Some Nigerian students in Sudan, have cried out to the Federal Government for help, following the ongoing crisis in the country.
Some students are reportedly trapped in their respective homes and hostels since the crisis began on 16 April.
According to reports, about 4,000 Nigerian students are stranded in Sudan following the ongoing clash between between the Sudanese Army and its rival, the Rapid Support Force.
The president of the National Association of Nigerian Students, Sudan (NANSS), Abubakar Babangida, disclosed this to Daily Trust on Thursday.
The Nigerian government said it is still consulting on the next line of action regarding evacuation of Nigerians in Sudan.
The government said this in response to the request made by Nigerian students in Sudan.
Explosions and gunfire resounded in Sudan’s capital Thursday as fighting between the forces of two rival generals showed no signs of abating ahead of festivities marking the end of Ramadan.
Over 300 people have been killed since the fighting erupted Saturday between forces loyal to Sudan’s army chief, Abdel Fattah al-Burhan and his deputy, Mohamed Hamdan Daglo, who commands the paramilitary Rapid Support Forces (RSF).

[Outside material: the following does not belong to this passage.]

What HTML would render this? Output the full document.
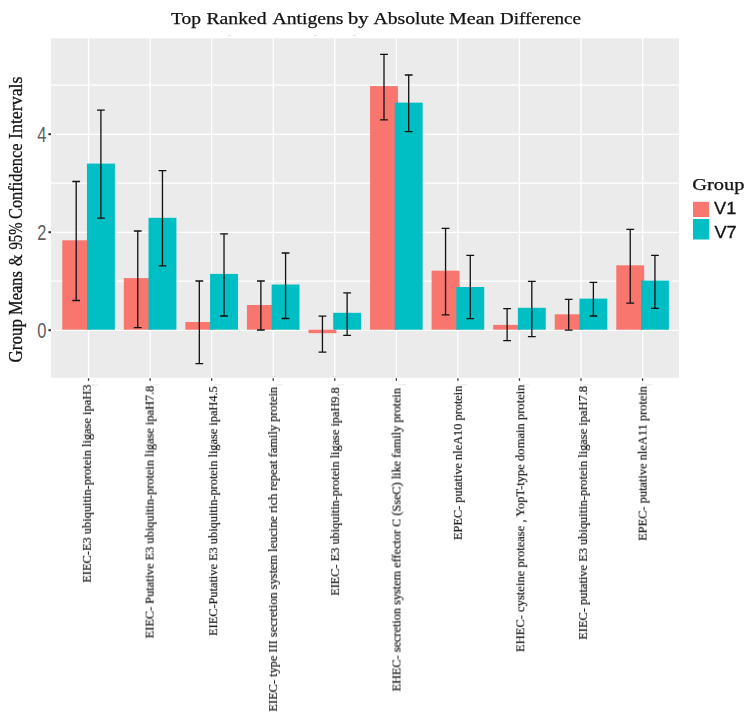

In a chat with Daily Trust reporters, Babangida said there were more than 10,000 Nigerian students currently studying in Sudan.
He, however, said most of them were on holiday, adding that only about 4,000 of them were left behind.
He said the students, mostly females, were stuck in Sudan at present.
“Statistically, we have more than 10,000 students studying in Sudan but now some are on holiday. Currently, about 3 to 4000 are stranded,” he stated.
The association had earlier written to the Nigerian government crying that its members were stranded in Sudan with no access to basic needs.
It also said its members had been facing dangerous threats.
“We hereby write, soliciting and yearning for the Nigerian government’s intercession to rescue and send for an immediate evacuation of the Nigerian students that are stuck in the centre of the ongoing war,” the letter written to the Nigerian government read in part.
One of the students, Hussein Musa Yusuf, who spoke to Daily Trust on phone on Thursday night, said there had been scarcity of water, food, electricity and other basic amenities since Sunday, 16 April.
He said they could not go out in search of basic needs because of ongoing shooting that have claimed civilian casualties.
Yusuf, an indigene of Kano State, added that there is a danger ahead if they are not quickly repatriated because they had no access to health centres and pharmacies.
“Many students are stranded in their hostels and houses without basic needs of life such as food, water and electricity.
“Presently, there is no access to hospitals and pharmacies. There is a risk if they go out because there is shooting and civilian casualties have been recorded,” he said.
When asked whether the Nigerian embassy in Sudan had contacted them for possible repatriation, Yusuf said they had not been contacted as of Thursday apart from the information given to them via a letter that was released on Wednesday.
The letter dated 19 April read: “Pursuant to undoing armed clashes between the Sudan Armed Forces (SAF) and Rapid Support Force (RSF), which commenced on 15th April 2023, the Embassy is passionately appealing to all Nigerian nationals to exercise caution and restrain with respect to the circumstances we found ourselves.
“Be that as it may, the Embassy is in touch with all relevant stakeholders in Khartoum and Abuja respectfully, for protection and well-being of Nigerians in Sudan.
“Similarly, the embassy is making plans for possible evacuation of Nigerians Nationals with approval of the Federal Government of Nigeria as soon as the situation allows it and you will be communicated in due course.
“Consequently, the ambassador enjoined all Nigerian Nationals in Sudan to stay safe and be wary of fake news circulating the social media these trying times. As always, the Embassy will keep a close contact with the leadership of all the Nigerian unions for further consular assistance and updates.”
Abike Dabiri-Erewa, the Chairman/CEO of Nigerians in Diaspora Commission (NIDCOM), yesterday acknowledged that the commission had received the letter of solicitation by the NANSS for a possible evacuation of students, especially those in Khartoum, the Sudanese capital.
Dabiri-Erewa, in a statement by Gabriel Odu of the Media, Public Relations and Protocol Unit of NIDCOM, expressed concerns about their plights following the escalation of hostilities between the Sudanese army and RSF.
She assured that the National Emergency Management Agency (NEMA), which is in charge of emergency evacuations, was consulting with the Nigerian mission in Sudan and other relevant agencies.
She, therefore, urged all Nigerian Students in Sudan as well as Nigerians living in Sudan to be security conscious and calm.
Meanwhile, when contacted for a response to the request by Nigerian students in Sudan, the Ministry of Foreign Affairs’ spokesperson, Franca Omayuli, said the federal government was working on something, promising to get back to our reporter on the issue.